Dispatching on the value of an argument is largely uninteresting from a design standpoint. All that's needed to support it is a dictionary and you're good to go. In fact, we did exactly that in the SMTP example. However, this is not generic enough to advertise it as the solution. For other use cases, it might be better to use an ordered data structure (take for instance Django's URL dispatching) or have custom ways of resolving more generic implementations if there's no exact match (for example transport adapters in requests use "the longest match available").

Providing a framework to support all those needs is complex and generally comes down to predicate-based dispatch, which is as generic as it gets. If you want with an engine for this kind of thing, try PEAK-Rules. Python might one day get a standard way to do that. This time, to dodge the bikesheds flying my way, I focused on the simplest variant that makes sense and is useful in a wide variety of use cases.
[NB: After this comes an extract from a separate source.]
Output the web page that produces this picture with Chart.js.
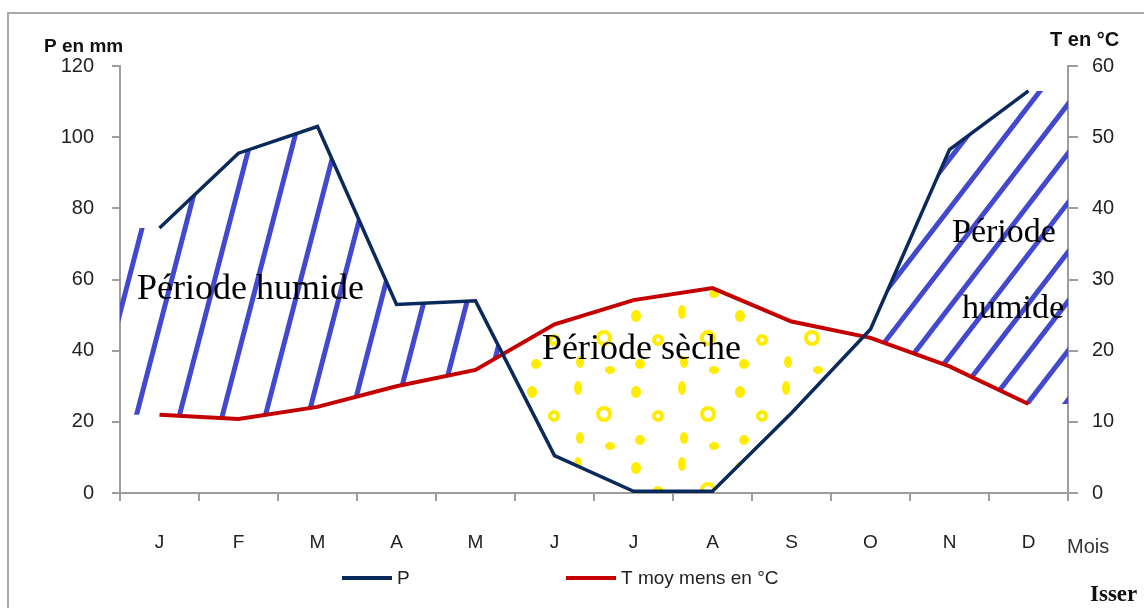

Type dispatch with a value override

What if we're happy with type dispatching in general but we need to special-case a single value? Well, I already hear the sirens of the abstraction police, so let me give you an example. But first, a slight detour.

Python just gained an enum type

I like enum types so I looked forward to that addition. Moreover, looks like the design which Barry, Eli and Ethan chose for the built-in implementation is ingenious. For all the nitty-gritty details I forward you directly to PEP 435 but let me just state the most important thing:

  • the enum type (say, Color) is a class;
  • the values of the enum (e.g. Color.green) are instances of this class.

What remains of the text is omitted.